Commenting on the agriculture sector, he said that 69.9 per cent of the workforce in agriculture is women but since most women in the community don’t own land, he suggested that the government needs to ensure women, like men, are enabled to own land because 80 per cent of them work on land.

As a way of addressing unemployment in the country, he said that constructing irrigation infrastructure, including the planned construction of dams for harvesting rainwater, is commendable because they will be used in irrigation schemes in regions where there are no lakes and big rivers, Dodoma being one of them.

Dr Respicius Shumbusho, Political Science and Public Administration Lecturer at the University of Dar es Salaam, also commended the government for its strategy for reducing cost of living and strengthening productive sectors, saying this will mostly benefit women, youth and vulnerable groups that are left behind in the national development.

Commenting on the government’s plan to improve working conditions for hawkers, popularly known as machinga, Shumbusho said it is a good idea but he was quick to note that the government is currently missing evidence on who is really a machinga.

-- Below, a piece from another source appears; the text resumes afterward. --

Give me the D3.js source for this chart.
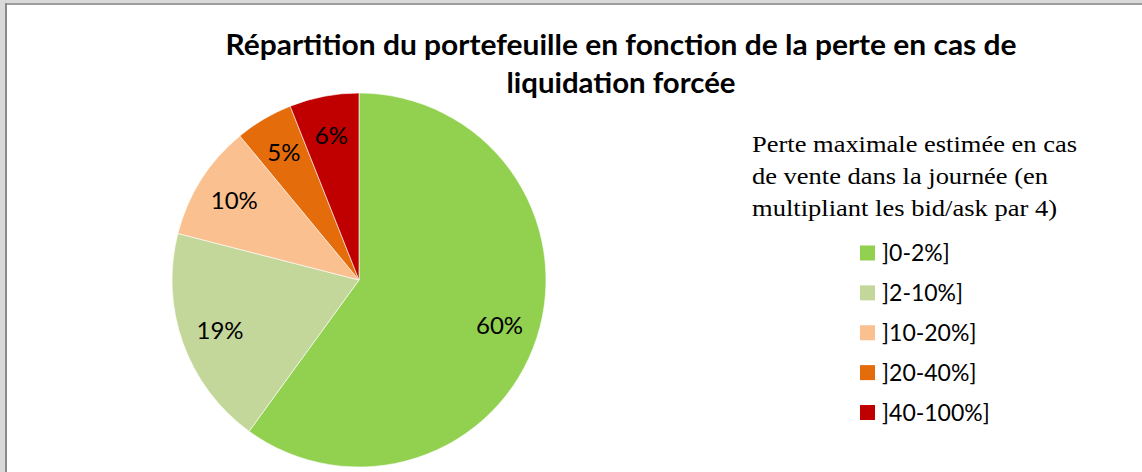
<!DOCTYPE html>
<html>
<head>
<meta charset="utf-8">
<script src="https://cdn.jsdelivr.net/npm/d3@7"></script>
<style>
  html, body { margin: 0; padding: 0; background: #fff; }
  svg { display: block; }
</style>
</head>
<body>
<div id="chart"></div>
<script>
// data
const categories = ["]0-2%]", "]2-10%]", "]10-20%]", "]20-40%]", "]40-100%]"];
const shares = [60, 19, 10, 5, 6];
const colors = ["#92D050", "#C4D79B", "#FAC090", "#E46C0A", "#C00000"];
const titleLines = ["Répartition du portefeuille en fonction de la perte en cas de", "liquidation forcée"];
const legendTitle = ["Perte maximale estimée en cas", "de vente dans la journée (en", "multipliant les bid/ask par 4)"];

const width = 1142;
const height = 472;

const svg = d3.select("#chart").append("svg")
    .attr("width", width)
    .attr("height", height);

// window frame
svg.append("rect").attr("width", width).attr("height", height).attr("fill", "#d9d9d9");
svg.append("rect").attr("x", 7).attr("y", 5).attr("width", width).attr("height", height).attr("fill", "#fff");
svg.append("line").attr("x1", 6).attr("x2", 6).attr("y1", 3).attr("y2", height)
    .attr("stroke", "#8a8a8a").attr("stroke-width", 2);
svg.append("line").attr("x1", 5).attr("x2", width).attr("y1", 4).attr("y2", 4)
    .attr("stroke", "#8a8a8a").attr("stroke-width", 1.5);

// squeeze or stretch a text to a given width
function fit(sel, w) {
    sel.attr("textLength", w).attr("lengthAdjust", "spacingAndGlyphs");
}

// title
const titleY = [55, 93];
const titleW = [791, 229];
titleLines.forEach((t, i) => {
    svg.append("text")
        .attr("x", 621)
        .attr("y", titleY[i])
        .attr("text-anchor", "middle")
        .attr("font-family", "Lato, 'Open Sans', sans-serif")
        .attr("font-weight", "bold")
        .attr("font-size", 28)
        .attr("fill", "#000")
        .text(t)
        .call(fit, titleW[i]);
});

// pie
const cx = 359, cy = 280, r = 187;
const pie = d3.pie().sort(null).value(d => d);
const arcs = pie(shares);
const arc = d3.arc().innerRadius(0).outerRadius(r);
const labelArc = d3.arc().innerRadius(r * 0.79).outerRadius(r * 0.79);

const g = svg.append("g").attr("transform", `translate(${cx},${cy})`);

g.selectAll("path")
    .data(arcs)
    .join("path")
        .attr("d", arc)
        .attr("fill", (d, i) => colors[i])
        .attr("stroke", "#fff")
        .attr("stroke-width", 0.6);

g.selectAll("text")
    .data(arcs)
    .join("text")
        .attr("transform", d => `translate(${labelArc.centroid(d)})`)
        .attr("text-anchor", "middle")
        .attr("dy", "0.36em")
        .attr("font-family", "Lato, 'Open Sans', sans-serif")
        .attr("font-size", 24)
        .attr("fill", "#000")
        .text(d => d.data + "%");

// legend title
const legendTitleW = [325, 296, 305];
legendTitle.forEach((t, i) => {
    svg.append("text")
        .attr("x", 752)
        .attr("y", 152 + i * 32)
        .attr("font-family", "'Liberation Serif', 'Times New Roman', serif")
        .attr("font-size", 23)
        .attr("fill", "#000")
        .text(t)
        .call(fit, legendTitleW[i]);
});

// legend items
const ly = d3.scalePoint().domain(categories).range([253, 412.5]);
const legend = svg.append("g");
const item = legend.selectAll("g")
    .data(categories)
    .join("g")
        .attr("transform", d => `translate(860,${ly(d)})`);

item.append("rect")
    .attr("x", 0)
    .attr("y", -7.5)
    .attr("width", 15)
    .attr("height", 15)
    .attr("fill", (d, i) => colors[i]);

item.append("text")
    .attr("x", 22)
    .attr("y", 0)
    .attr("dy", "0.36em")
    .attr("font-family", "Lato, 'Open Sans', sans-serif")
    .attr("font-size", 23)
    .attr("fill", "#000")
    .text(d => d);
</script>
</body>
</html>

To him, a real machinga does not need a loan.

To get data in this matter, he urged the government to commission the University of Dar es Salaam or any other reputable higher learning institution to do a thorough research to set standards on who is really a machinga and how many are they in the country before injecting that any money into their development.

He cautioned that if boundaries are not existent or blurred, a big businessman can decide to turn into a small businessman or a machinga with the intention of benefiting from the revolving fund set by the government.

Tabling the budget estimates, Minister for Finance and Planning Dr Mwigulu Nchemba said the government will scale up small-scale irrigation schemes across the country by constructing irrigation infrastructure, including the construction of dams for harvesting rainwater and use available water bodies like lakes Victoria, Tanganyika and Nyasa as well as permanent large rivers like Malagarasi, Ruvuma, Rufiji, Mara, Pangani and Ruvu.

“This will be done through expanding the irrigation area to 8,500,000 hectares equivalent to 50 per cent of the total area cultivated in the country by 2030,” he said.

Furthermore, Dr Nchemba said that the government aims at increasing the number of large-scale farms from 110 in 2020 to 10,000 in 2030, focusing on commercializing oil palm and sunflower farming.

In this endeavor, the government encourages transformation from small to large scale farming with the minister urging farmers in Kigoma, Tabora, Katavi, Coast, Geita and Kagera regions to amalgamate their small farms into plantations to ease construction of irrigation infrastructure.

Dr Nchemba said that the government will heavily subsidize agriculture input including fertilizers, farming equipment, pesticides and quality seeds as well as supporting irrigation farming.

The subsidies will increase fertilizer production whereby special treatment will be given to local fertilizer industries with zero rated VAT for locally produced fertilizers.

“Government is taking these measures to reduce the cost of living and provide relief to Tanzanians. I urge the business community not to take advantage of the prevailing crisis at the expense of the citizens in order to earn more profit as subsidies are meant for citizens and not companies,” he said.

Dr Nchemba added that the government is going to identify, allocate, supervise, protect and enable small scale traders as one of the key drivers of economic growth.

“The government is making all these efforts to implement President Samia Suluhu Hassan’s intention to improve the business environment. Further, the government will continue to identify and link them with financial institutions to access affordable loans, and will continue to allocate areas and construct enabling infrastructure for doing business,” he said.

The President has pledged 10mn/- for each region for strengthening hawkers’ leadership, including construction of their offices.

The minister said that the government has allocated 45bn/- for infrastructure and capital provision to the machinga whereby each region needs to have 1bn/- revolving fund for the machinga.